Your task is to copy the listing exactly, with the pictures left out.

Information provided >>
[Begin]

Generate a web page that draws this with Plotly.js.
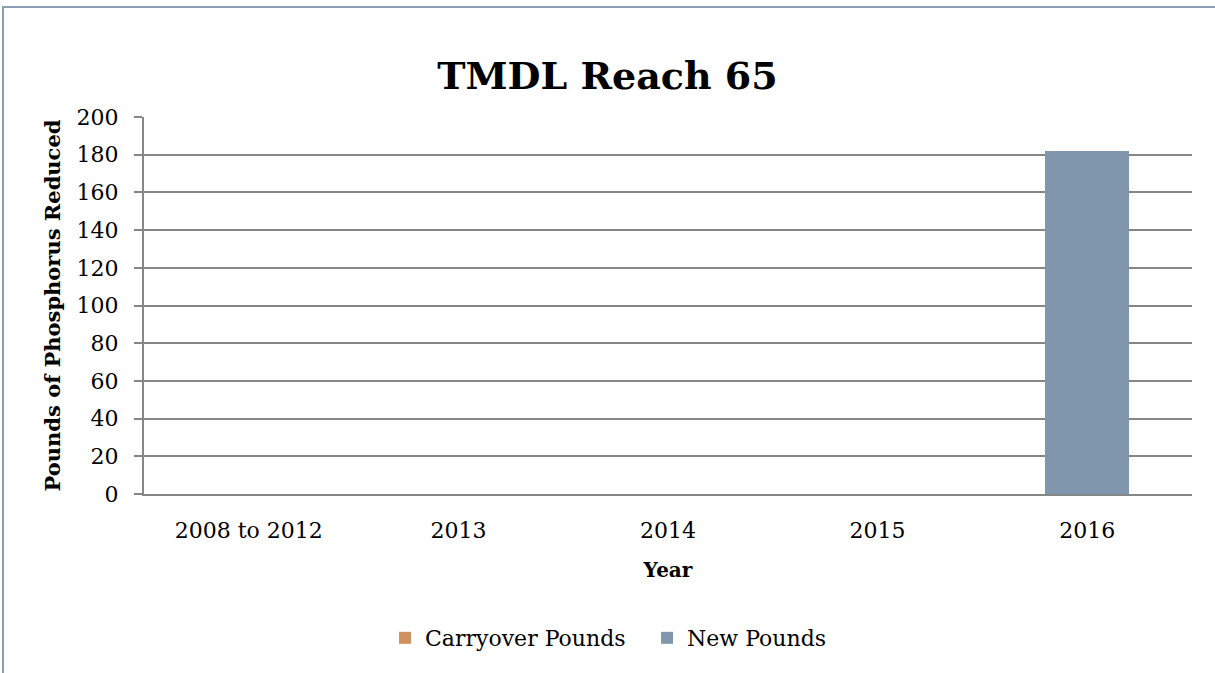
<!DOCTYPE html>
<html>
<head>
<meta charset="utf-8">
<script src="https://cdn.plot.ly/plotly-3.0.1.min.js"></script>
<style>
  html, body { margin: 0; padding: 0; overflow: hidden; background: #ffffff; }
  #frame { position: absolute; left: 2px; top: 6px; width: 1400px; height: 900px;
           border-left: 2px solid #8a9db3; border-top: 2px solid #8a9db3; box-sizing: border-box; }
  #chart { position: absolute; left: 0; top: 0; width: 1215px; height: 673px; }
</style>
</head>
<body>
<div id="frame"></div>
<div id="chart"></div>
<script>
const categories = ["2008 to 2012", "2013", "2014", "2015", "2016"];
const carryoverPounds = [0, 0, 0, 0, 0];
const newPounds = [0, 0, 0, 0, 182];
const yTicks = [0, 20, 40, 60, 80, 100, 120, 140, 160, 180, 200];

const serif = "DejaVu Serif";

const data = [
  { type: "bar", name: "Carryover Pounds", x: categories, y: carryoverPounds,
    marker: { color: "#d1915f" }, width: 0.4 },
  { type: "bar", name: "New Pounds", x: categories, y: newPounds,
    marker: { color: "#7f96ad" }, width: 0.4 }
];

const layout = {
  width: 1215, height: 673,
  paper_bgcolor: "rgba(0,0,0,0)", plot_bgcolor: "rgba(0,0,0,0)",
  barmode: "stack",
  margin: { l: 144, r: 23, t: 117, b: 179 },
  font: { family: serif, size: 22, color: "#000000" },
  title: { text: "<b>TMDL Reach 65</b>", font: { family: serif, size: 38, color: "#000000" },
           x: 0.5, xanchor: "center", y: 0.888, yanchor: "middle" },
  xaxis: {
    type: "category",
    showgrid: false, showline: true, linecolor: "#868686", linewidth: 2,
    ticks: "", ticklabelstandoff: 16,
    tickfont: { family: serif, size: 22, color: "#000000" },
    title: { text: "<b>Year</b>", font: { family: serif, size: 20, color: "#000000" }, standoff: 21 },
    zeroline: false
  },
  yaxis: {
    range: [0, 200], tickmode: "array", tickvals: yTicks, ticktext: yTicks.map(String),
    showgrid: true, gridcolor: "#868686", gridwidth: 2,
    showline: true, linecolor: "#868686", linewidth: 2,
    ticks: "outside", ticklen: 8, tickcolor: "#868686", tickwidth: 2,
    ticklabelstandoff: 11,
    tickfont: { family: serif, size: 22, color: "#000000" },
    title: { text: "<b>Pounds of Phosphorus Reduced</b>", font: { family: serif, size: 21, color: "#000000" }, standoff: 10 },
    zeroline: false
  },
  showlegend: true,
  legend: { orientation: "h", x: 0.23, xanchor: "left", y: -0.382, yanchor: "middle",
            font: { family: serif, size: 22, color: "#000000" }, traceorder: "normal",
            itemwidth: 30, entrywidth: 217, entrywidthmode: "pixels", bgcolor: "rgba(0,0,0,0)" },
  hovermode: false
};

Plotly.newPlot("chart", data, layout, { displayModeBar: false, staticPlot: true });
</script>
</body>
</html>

[End]

Written response >>
Generate a web page that draws this with Plotly.js.
<!DOCTYPE html>
<html>
<head>
<meta charset="utf-8">
<script src="https://cdn.plot.ly/plotly-3.0.1.min.js"></script>
<style>
  html, body { margin: 0; padding: 0; overflow: hidden; background: #ffffff; }
  #frame { position: absolute; left: 2px; top: 6px; width: 1400px; height: 900px;
           border-left: 2px solid #8a9db3; border-top: 2px solid #8a9db3; box-sizing: border-box; }
  #chart { position: absolute; left: 0; top: 0; width: 1215px; height: 673px; }
</style>
</head>
<body>
<div id="frame"></div>
<div id="chart"></div>
<script>
const categories = ["2008 to 2012", "2013", "2014", "2015", "2016"];
const carryoverPounds = [0, 0, 0, 0, 0];
const newPounds = [0, 0, 0, 0, 182];
const yTicks = [0, 20, 40, 60, 80, 100, 120, 140, 160, 180, 200];

const serif = "DejaVu Serif";

const data = [
  { type: "bar", name: "Carryover Pounds", x: categories, y: carryoverPounds,
    marker: { color: "#d1915f" }, width: 0.4 },
  { type: "bar", name: "New Pounds", x: categories, y: newPounds,
    marker: { color: "#7f96ad" }, width: 0.4 }
];

const layout = {
  width: 1215, height: 673,
  paper_bgcolor: "rgba(0,0,0,0)", plot_bgcolor: "rgba(0,0,0,0)",
  barmode: "stack",
  margin: { l: 144, r: 23, t: 117, b: 179 },
  font: { family: serif, size: 22, color: "#000000" },
  title: { text: "<b>TMDL Reach 65</b>", font: { family: serif, size: 38, color: "#000000" },
           x: 0.5, xanchor: "center", y: 0.888, yanchor: "middle" },
  xaxis: {
    type: "category",
    showgrid: false, showline: true, linecolor: "#868686", linewidth: 2,
    ticks: "", ticklabelstandoff: 16,
    tickfont: { family: serif, size: 22, color: "#000000" },
    title: { text: "<b>Year</b>", font: { family: serif, size: 20, color: "#000000" }, standoff: 21 },
    zeroline: false
  },
  yaxis: {
    range: [0, 200], tickmode: "array", tickvals: yTicks, ticktext: yTicks.map(String),
    showgrid: true, gridcolor: "#868686", gridwidth: 2,
    showline: true, linecolor: "#868686", linewidth: 2,
    ticks: "outside", ticklen: 8, tickcolor: "#868686", tickwidth: 2,
    ticklabelstandoff: 11,
    tickfont: { family: serif, size: 22, color: "#000000" },
    title: { text: "<b>Pounds of Phosphorus Reduced</b>", font: { family: serif, size: 21, color: "#000000" }, standoff: 10 },
    zeroline: false
  },
  showlegend: true,
  legend: { orientation: "h", x: 0.23, xanchor: "left", y: -0.382, yanchor: "middle",
            font: { family: serif, size: 22, color: "#000000" }, traceorder: "normal",
            itemwidth: 30, entrywidth: 217, entrywidthmode: "pixels", bgcolor: "rgba(0,0,0,0)" },
  hovermode: false
};

Plotly.newPlot("chart", data, layout, { displayModeBar: false, staticPlot: true });
</script>
</body>
</html>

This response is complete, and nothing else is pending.